ZAGREB, Croatia (AP) _ The government on Sunday gave experts from the international war crimes tribunal permission to examine an alleged mass grave thought to contain the bodies of ethnic Serbs killed in Croatia's 1991 war for independence.

The site, in the region of Gospic, 60 miles southwest of the capital Zagreb, was a former stronghold of ethnic Serbs who rebelled against Croatia's independence from Yugoslavia.

The government said in a statement it hopes the investigations will help identify perpetrators of war crimes.

Many Croats feel they were the sole victims of the war with minority Serbs, who managed to seize a third of Croatian territory.

The old government led by late nationalist President Franjo Tudjman refused to concede that Croats were also involved in war crimes and was often criticized for its lack of cooperation with the international war crimes tribunal located in The Hague, Netherlands.

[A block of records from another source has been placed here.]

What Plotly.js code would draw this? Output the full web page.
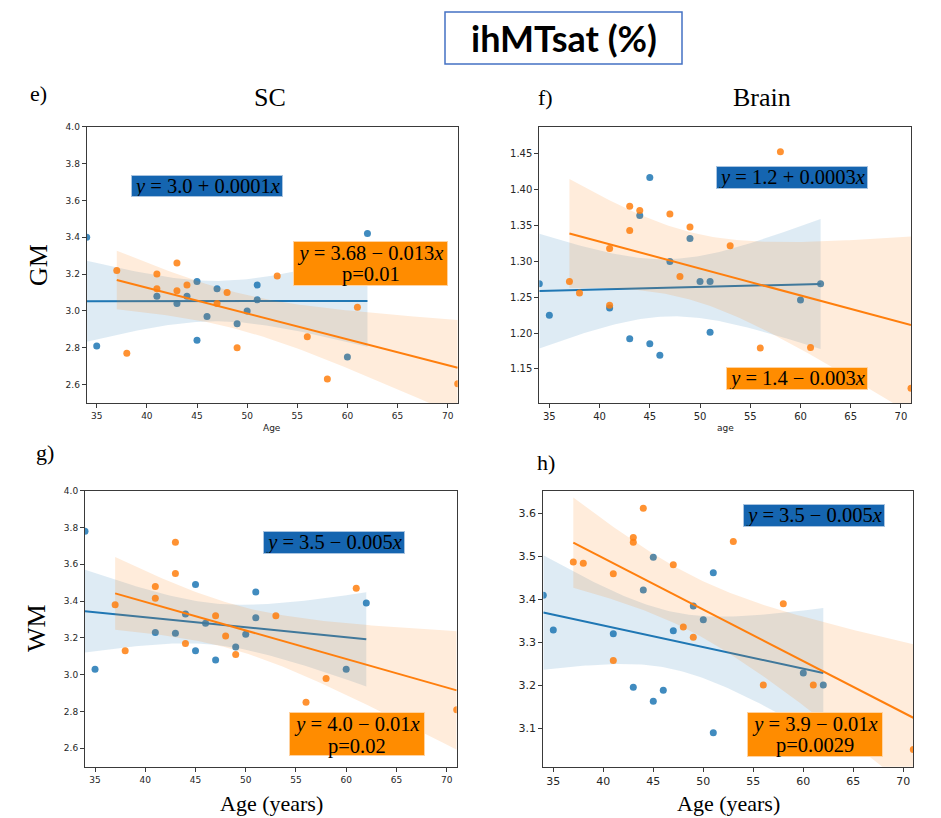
<!DOCTYPE html>
<html>
<head>
<meta charset="utf-8">
<script src="https://cdn.plot.ly/plotly-3.0.1.min.js"></script>
<style>html,body{margin:0;padding:0;background:#fff}#chart{width:941px;height:818px}</style>
</head>
<body>
<div id="chart"></div>
<script>
// ---------- DATA ----------
// Panel e) SC – GM
const eBlueAge = [34,35,41,43,44,45,45,46,47,49,50,51,51,60,62];
const eBlueVal = [3.40,2.81,3.08,3.04,3.08,3.16,2.84,2.97,3.12,2.93,3.00,3.14,3.06,2.75,3.42];
const eOrangeAge = [37,38,41,41,43,43,44,47,48,49,53,56,58,61,71];
const eOrangeVal = [3.22,2.77,3.20,3.12,3.26,3.11,3.14,3.04,3.10,2.80,3.19,2.86,2.63,3.02,2.605];
// Panel f) Brain – GM
const fBlueAge = [34,35,41,43,44,45,45,46,47,49,50,51,51,60,62];
const fBlueVal = [1.269,1.225,1.235,1.192,1.364,1.417,1.185,1.169,1.300,1.332,1.272,1.272,1.201,1.246,1.269];
const fOrangeAge = [37,38,41,41,43,43,44,47,48,49,53,56,58,61,71];
const fOrangeVal = [1.272,1.256,1.318,1.239,1.377,1.343,1.371,1.366,1.279,1.348,1.322,1.179,1.453,1.180,1.123];
// Panel g) SC – WM
const gBlueAge = [34,35,41,43,44,45,45,46,47,49,50,51,51,60,62];
const gBlueVal = [3.78,3.03,3.23,3.225,3.33,3.49,3.13,3.28,3.08,3.15,3.22,3.45,3.31,3.03,3.39];
const gOrangeAge = [37,38,41,41,43,43,44,47,48,49,53,56,58,61,71];
const gOrangeVal = [3.38,3.13,3.48,3.415,3.72,3.55,3.17,3.32,3.21,3.11,3.32,2.85,2.98,3.47,2.81];
// Panel h) Brain – WM
const hBlueAge = [34,35,41,43,44,45,45,46,47,49,50,51,51,60,62];
const hBlueVal = [3.41,3.329,3.32,3.196,3.422,3.498,3.163,3.189,3.327,3.385,3.353,3.462,3.09,3.229,3.201];
const hOrangeAge = [37,38,41,41,43,43,44,47,48,49,53,56,58,61,71];
const hOrangeVal = [3.487,3.484,3.46,3.258,3.544,3.533,3.612,3.481,3.336,3.312,3.535,3.201,3.39,3.201,3.051];

// ---------- TEXT ----------
const mainTitle = 'ihMTsat (%)';
const panelLetters = ['e)','f)','g)','h)'];
const colTitles = ['SC','Brain'];
const rowTitles = ['GM','WM'];
const xTitles = ['Age','age','Age (years)','Age (years)'];
const eqBlue = ['<i>y</i> = 3.0 + 0.0001<i>x</i>','<i>y</i> = 1.2 + 0.0003<i>x</i>','<i>y</i> = 3.5 − 0.005<i>x</i>','<i>y</i> = 3.5 − 0.005<i>x</i>'];
const eqOrange = ['<i>y</i> = 3.68 − 0.013<i>x</i>','<i>y</i> = 1.4 − 0.003<i>x</i>','<i>y</i> = 4.0 − 0.01<i>x</i>','<i>y</i> = 3.9 − 0.01<i>x</i>'];
const pOrange = ['p=0.01','','p=0.02','p=0.0029'];

// ---------- STYLE ----------
const W = 941, H = 818;
const BLUE = '#1f77b4', ORANGE = '#ff7f0e';
const BLUE_BAND = 'rgba(31,119,180,0.15)', ORANGE_BAND = 'rgba(255,127,14,0.15)';
const T_CRIT = 2.160; // t(0.975, df=13)

function px(x){return x/W;}
function py(y){return 1 - y/H;}

function regression(xs, ys){
  const n = xs.length;
  const mx = xs.reduce((a,b)=>a+b,0)/n, my = ys.reduce((a,b)=>a+b,0)/n;
  let sxx=0, sxy=0;
  for(let i=0;i<n;i++){sxx+=(xs[i]-mx)**2; sxy+=(xs[i]-mx)*(ys[i]-my);}
  const b = sxy/sxx, a = my - b*mx;
  let sse=0; for(let i=0;i<n;i++){sse+=(ys[i]-(a+b*xs[i]))**2;}
  const s = Math.sqrt(sse/(n-2));
  const x0 = Math.min(...xs), x1 = Math.max(...xs);
  const gx=[], yh=[], lo=[], hi=[];
  for(let k=0;k<=100;k++){
    const x = x0 + (x1-x0)*k/100;
    const y = a + b*x;
    const se = s*Math.sqrt(1/n + (x-mx)**2/sxx);
    gx.push(x); yh.push(y); lo.push(y - T_CRIT*se); hi.push(y + T_CRIT*se);
  }
  return {gx, yh, lo, hi};
}

const traces = [];
function addGroup(xs, ys, color, band, xa, ya){
  const r = regression(xs, ys);
  traces.push({type:'scatter', mode:'markers', x:xs, y:ys, xaxis:xa, yaxis:ya,
    marker:{color:color, size:7, opacity:0.85}, showlegend:false, hoverinfo:'skip'});
  traces.push({type:'scatter', mode:'lines', x:r.gx, y:r.yh, xaxis:xa, yaxis:ya,
    line:{color:color, width:2}, showlegend:false, hoverinfo:'skip'});
  traces.push({type:'scatter', mode:'lines', x:r.gx, y:r.lo, xaxis:xa, yaxis:ya,
    line:{width:0, color:band}, showlegend:false, hoverinfo:'skip'});
  traces.push({type:'scatter', mode:'lines', x:r.gx, y:r.hi, xaxis:xa, yaxis:ya, fill:'tonexty',
    fillcolor:band, line:{width:0, color:band}, showlegend:false, hoverinfo:'skip'});
}
const panels = [
  {bA:eBlueAge,bV:eBlueVal,oA:eOrangeAge,oV:eOrangeVal},
  {bA:fBlueAge,bV:fBlueVal,oA:fOrangeAge,oV:fOrangeVal},
  {bA:gBlueAge,bV:gBlueVal,oA:gOrangeAge,oV:gOrangeVal},
  {bA:hBlueAge,bV:hBlueVal,oA:hOrangeAge,oV:hOrangeVal}
];
panels.forEach((p,i)=>{
  const xa = i===0?'x':'x'+(i+1), ya = i===0?'y':'y'+(i+1);
  addGroup(p.bA,p.bV,BLUE,BLUE_BAND,xa,ya);
  addGroup(p.oA,p.oV,ORANGE,ORANGE_BAND,xa,ya);
});

// frame geometry in pixels [left, right, top, bottom]
const boxes = [
  [86.7,457.7,126.7,403],
  [539.3,911,126.7,403.3],
  [85,456.7,490.7,766.7],
  [543.3,913.3,490.7,766.7]
];
const yRanges = [[2.5,4.0],[1.102,1.488],[2.5,4.0],[3.011,3.653]];
const yDticks = [[2.6,0.2,'.1f'],[1.15,0.05,'.2f'],[2.6,0.2,'.1f'],[3.1,0.1,'.1f']];
const tickSizes = [9,10,9,11];

const layout = {width:W, height:H, margin:{l:0,r:0,t:0,b:0}, paper_bgcolor:'#fff', plot_bgcolor:'#fff',
  showlegend:false, annotations:[], shapes:[]};

boxes.forEach((b,i)=>{
  const sfx = i===0?'':String(i+1);
  const axCommon = {showline:true, mirror:true, linecolor:'#3a3a3a', linewidth:1, ticks:'outside', ticklen:4,
    tickcolor:'#3a3a3a', showgrid:false, zeroline:false,
    tickfont:{family:'DejaVu Sans', size:tickSizes[i], color:'#262626'}};
  layout['xaxis'+sfx] = Object.assign({}, axCommon, {domain:[px(b[0]),px(b[1])], range:[34,71],
    tick0:35, dtick:5, anchor:'y'+sfx});
  layout['yaxis'+sfx] = Object.assign({}, axCommon, {domain:[py(b[3]),py(b[2])], range:yRanges[i],
    tick0:yDticks[i][0], dtick:yDticks[i][1], tickformat:yDticks[i][2], anchor:'x'+sfx});
});

// equation boxes: [x0, y0, w, h]
const blueBoxes = [[130.7,175,152,22],[716,166,152,23],[263,530.7,142,23],[742.7,504.3,142,23]];
const orangeBoxes = [[293.3,240.7,155,45],[726,366.7,142,23],[289.3,712.3,136,44],[747,711.7,136,45]];
const EQ_FONT = {family:'Liberation Serif', size:20.5, color:'#000'};
function eqAnn(text, bx, bg, border, twoLine){
  return {xref:'paper', yref:'paper', x:px(bx[0]), y:py(bx[1]), xanchor:'left', yanchor:'top',
    text:text, showarrow:false, bgcolor:bg, bordercolor:border, borderwidth:1, borderpad:0,
    width:bx[2]-2, height:bx[3]-2, align:'center', valign: twoLine ? 'top' : 'middle',
    font:EQ_FONT};
}
for(let i=0;i<4;i++){
  layout.annotations.push(eqAnn(eqBlue[i], blueBoxes[i], '#1565b0', '#a9c4e0', false));
  const two = pOrange[i] !== '';
  layout.annotations.push(eqAnn(eqOrange[i], orangeBoxes[i], '#ff8c00', '#ffd2a0', two));
  if(two){
    const b = orangeBoxes[i];
    layout.annotations.push({xref:'paper', yref:'paper', x:px(b[0]+b[2]/2), y:py(b[1]+34), xanchor:'center', yanchor:'middle',
      text:pOrange[i], showarrow:false, font:EQ_FONT});
  }
}

// title box
layout.shapes.push({type:'rect', xref:'paper', yref:'paper', x0:px(445), x1:px(682), y0:py(64), y1:py(12),
  line:{color:'#4472c4', width:1.5}, fillcolor:'rgba(0,0,0,0)'});
layout.annotations.push({xref:'paper', yref:'paper', x:px(563.5), y:py(38), xanchor:'center', yanchor:'middle',
  text:'<b>'+mainTitle+'</b>', showarrow:false, font:{family:'Lato', size:36, color:'#000'}});

const serif = 'Liberation Serif';
function txt(t, x, y, size, extra){
  return Object.assign({xref:'paper', yref:'paper', x:px(x), y:py(y), xanchor:'center', yanchor:'middle',
    text:t, showarrow:false, font:{family:serif, size:size, color:'#000'}}, extra||{});
}
layout.annotations.push(txt(panelLetters[0], 38, 93, 22));
layout.annotations.push(txt(panelLetters[1], 545, 98, 22));
layout.annotations.push(txt(panelLetters[2], 45, 452, 22));
layout.annotations.push(txt(panelLetters[3], 546, 462, 22));
layout.annotations.push(txt(colTitles[0], 270, 98, 26));
layout.annotations.push(txt(colTitles[1], 762, 98, 26));
layout.annotations.push(txt(rowTitles[0], 38, 265, 26, {textangle:-90}));
layout.annotations.push(txt(rowTitles[1], 36, 628, 26, {textangle:-90}));
// x-axis titles
layout.annotations.push(txt(xTitles[0], 272, 428, 9, {font:{family:'DejaVu Sans', size:9, color:'#222'}}));
layout.annotations.push(txt(xTitles[1], 725, 428, 9, {font:{family:'DejaVu Sans', size:9, color:'#222'}}));
layout.annotations.push(txt(xTitles[2], 271, 803, 22));
layout.annotations.push(txt(xTitles[3], 728, 803, 22));

Plotly.newPlot('chart', traces, layout, {staticPlot:true});
</script>
</body>
</html>
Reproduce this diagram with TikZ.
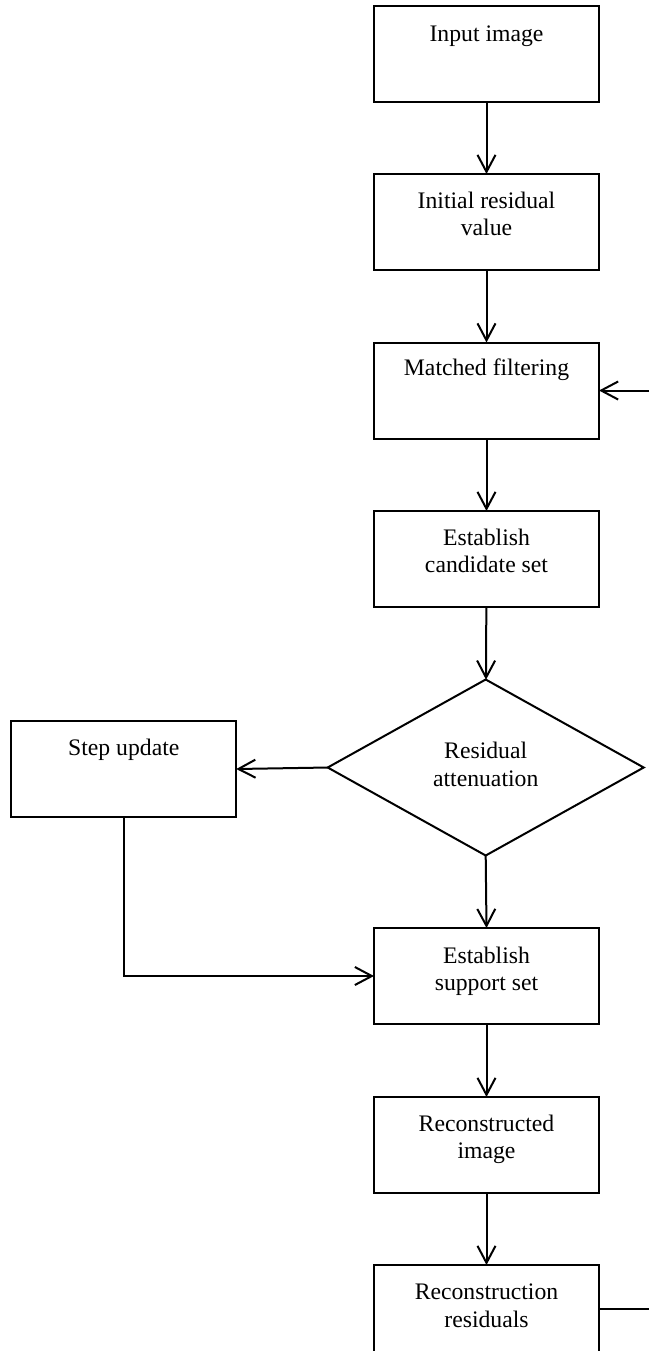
\documentclass[tikz,border=0pt]{standalone}
\usepackage{fontspec}
\setmainfont{Liberation Serif}
\usetikzlibrary{shapes.geometric,arrows.meta}

\begin{document}
\begin{tikzpicture}[x=0.5pt,y=-0.5pt,line width=1pt,
  procbox/.style={draw,rectangle,minimum width=112.5pt,minimum height=48pt,inner sep=0pt,outer sep=0pt},
  decide/.style={draw,diamond,minimum width=158pt,minimum height=88pt,inner sep=0pt,outer sep=0pt},
  boxtext/.style={anchor=north,align=center,inner sep=0pt,font=\fontsize{11.85}{13.75}\selectfont},
  flow/.style={-{Straight Barb[length=8.5pt,width=9pt]}}]

\useasboundingbox (0,0) rectangle (649,1351);

\node[procbox] (input) at (486.5,54) {};
\node[boxtext] (input-t) at (486.5,25) {Input image};

\node[procbox] (initial) at (486.5,222) {};
\node[boxtext] (initial-t) at (486.5,191) {Initial residual\\value};

\node[procbox] (matched) at (486.5,390.5) {};
\node[boxtext] (matched-t) at (486.5,358) {Matched filtering};

\node[procbox] (candidate) at (486.5,559) {};
\node[boxtext] (candidate-t) at (486.5,528) {Establish\\candidate set};

\node[decide] (atten) at (485.7,767.5) {};
\node[boxtext] (atten-t) at (485.7,741.5) {Residual\\attenuation};

\node[procbox] (stepbox) at (123.8,769) {};
\node[boxtext] (stepbox-t) at (123.8,738) {Step update};

\node[procbox] (support) at (486.5,976) {};
\node[boxtext] (support-t) at (486.5,946) {Establish\\support set};

\node[procbox] (recimage) at (486.5,1145) {};
\node[boxtext] (recimage-t) at (486.5,1114) {Reconstructed\\image};

\node[procbox] (recres) at (486.5,1313) {};
\node[boxtext] (recres-t) at (486.5,1283) {Reconstruction\\residuals};

\coordinate (loopin) at (649,390.5);
\coordinate (loopout) at (649,1309);

\draw[flow] (input) -- (initial);
\draw[flow] (initial) -- (matched);
\draw[flow] (matched) -- (candidate);
\draw[flow] (candidate) -- (atten);
\draw[flow] (atten.west) -- (stepbox.east);
\draw[flow] (atten.south) -- (support.north);
\draw[flow] (stepbox.south) |- (support.west);
\draw[flow] (support) -- (recimage);
\draw[flow] (recimage) -- (recres);
\draw[flow] (loopin) -- (matched.east);
\draw ([yshift=2pt]recres.east) -- (loopout);

\end{tikzpicture}
\end{document}
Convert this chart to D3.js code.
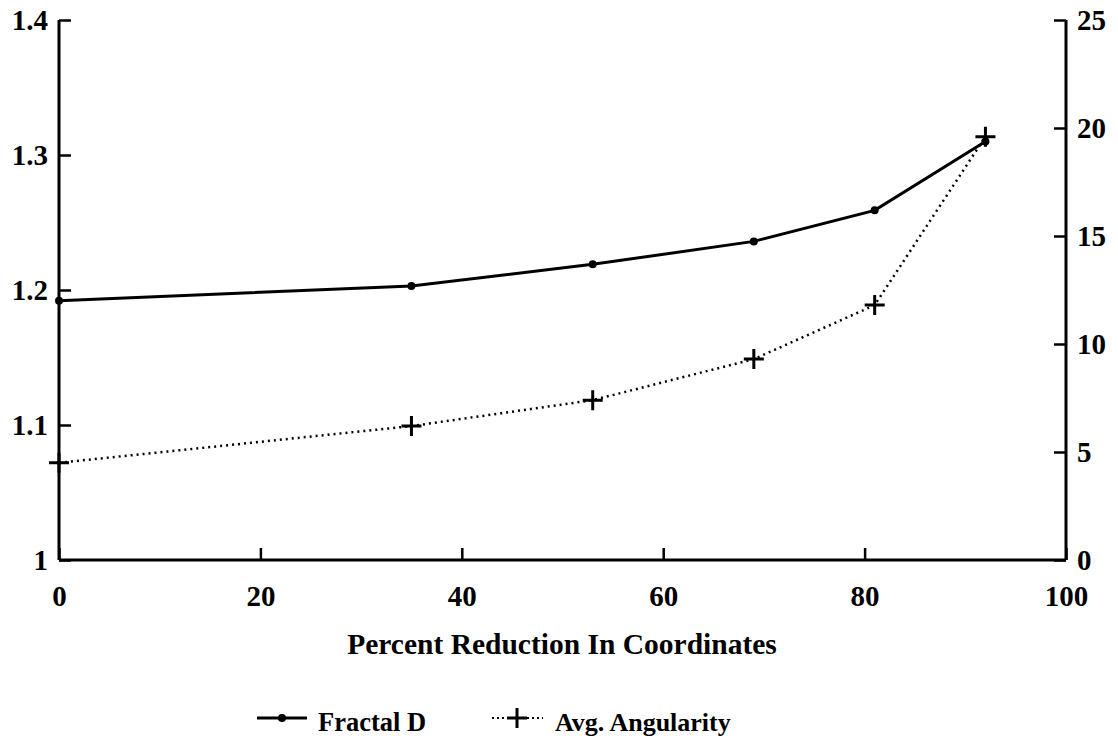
<!DOCTYPE html>
<html>
<head>
<meta charset="utf-8">
<script src="https://cdn.jsdelivr.net/npm/d3@7"></script>
<style>
  body { margin: 0; background: #fff; }
  text { font-family: "Liberation Serif", "Times New Roman", serif; font-weight: bold; fill: #000; }
</style>
</head>
<body>
<svg width="1118" height="745"></svg>
<script>
// data
var reduction = [0, 35, 53, 69, 81, 92];
var fractalD = [1.192, 1.203, 1.219, 1.236, 1.259, 1.31];
var angularity = [4.5, 6.2, 7.4, 9.3, 11.8, 19.6];
var xTicks = [0, 20, 40, 60, 80, 100];
var leftTicks = [1, 1.1, 1.2, 1.3, 1.4];
var rightTicks = [0, 5, 10, 15, 20, 25];

var svg = d3.select("svg");

var x = d3.scaleLinear().domain([0, 100]).range([59, 1066]);
var yL = d3.scaleLinear().domain([1, 1.4]).range([560, 20]);
var yR = d3.scaleLinear().domain([0, 25]).range([560, 20]);

// axes
var left = svg.append("g")
    .attr("transform", "translate(59,0)")
    .call(d3.axisLeft(yL).tickValues(leftTicks).tickSize(-12).tickPadding(11)
        .tickFormat(function (d) { return d === 1 ? "1" : d3.format(".1f")(d); }));

var right = svg.append("g")
    .attr("transform", "translate(1066,0)")
    .call(d3.axisRight(yR).tickValues(rightTicks).tickSize(-12).tickPadding(11));

var bottom = svg.append("g")
    .attr("transform", "translate(0,560)")
    .call(d3.axisBottom(x).tickValues(xTicks).tickSize(-12).tickPadding(25));

[left, right, bottom].forEach(function (g) {
    g.select(".domain").attr("stroke-width", 3).attr("stroke", "#000");
    g.selectAll(".tick line").attr("stroke-width", 2.5).attr("stroke", "#000");
    g.selectAll(".tick text")
        .style("font-size", "29px")
        .style("font-family", "Liberation Serif, serif")
        .style("font-weight", "bold");
});
bottom.select(".domain").attr("d", "M59,0H1066");
left.select(".domain").attr("d", "M0,20V560");
right.select(".domain").attr("d", "M0,20V560");

// series
var pts = reduction.map(function (r, i) { return { x: r, f: fractalD[i], a: angularity[i] }; });

svg.append("path")
    .datum(pts)
    .attr("fill", "none")
    .attr("stroke", "#000")
    .attr("stroke-width", 2.5)
    .attr("stroke-dasharray", "2,4")
    .attr("d", d3.line().x(function (d) { return x(d.x); }).y(function (d) { return yR(d.a); }));

svg.append("path")
    .datum(pts)
    .attr("fill", "none")
    .attr("stroke", "#000")
    .attr("stroke-width", 3)
    .attr("d", d3.line().x(function (d) { return x(d.x); }).y(function (d) { return yL(d.f); }));

svg.append("g").selectAll("circle")
    .data(pts)
    .enter()
    .append("circle")
    .attr("cx", function (d) { return x(d.x); })
    .attr("cy", function (d) { return yL(d.f); })
    .attr("r", 4);

svg.append("g").selectAll("path")
    .data(pts)
    .enter()
    .append("path")
    .attr("stroke", "#000")
    .attr("stroke-width", 3)
    .attr("d", function (d) {
        var cx = x(d.x), cy = yR(d.a);
        return "M" + (cx - 10) + "," + cy + "H" + (cx + 10) + "M" + cx + "," + (cy - 10) + "V" + (cy + 10);
    });

// axis title
svg.append("text")
    .attr("x", 562)
    .attr("y", 654)
    .attr("text-anchor", "middle")
    .style("font-size", "29.5px")
    .text("Percent Reduction In Coordinates");

// legend
var leg = svg.append("g");
leg.append("line").attr("x1", 257).attr("x2", 307).attr("y1", 718).attr("y2", 718)
    .attr("stroke", "#000").attr("stroke-width", 3);
leg.append("circle").attr("cx", 282).attr("cy", 718).attr("r", 4);
leg.append("text").attr("x", 318).attr("y", 731).style("font-size", "26.5px").text("Fractal D");

leg.append("line").attr("x1", 492).attr("x2", 543).attr("y1", 718).attr("y2", 718)
    .attr("stroke", "#000").attr("stroke-width", 2).attr("stroke-dasharray", "2,3");
leg.append("path").attr("stroke", "#000").attr("stroke-width", 3)
    .attr("d", "M507,718H527M517,708V728");
leg.append("text").attr("x", 555).attr("y", 731).style("font-size", "26px").text("Avg. Angularity");
</script>
</body>
</html>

Gospic was often mentioned in domestic and international human rights reports as a possible site where Serbs were killed because of their ethnicity.

The Croatian Helsinki Committee believes that dozens of Serb civilians were executed and thrown into a pit in Gospic.

The death of Tudjman in December 1999 and the ouster of his nationalist party in January elections opened the way for better cooperation with the U.N-sponsored tribunal.

Chief prosecutor of the tribunal, Carla del Ponte, visited Croatia last week and praised the new reformist government for its policy shift.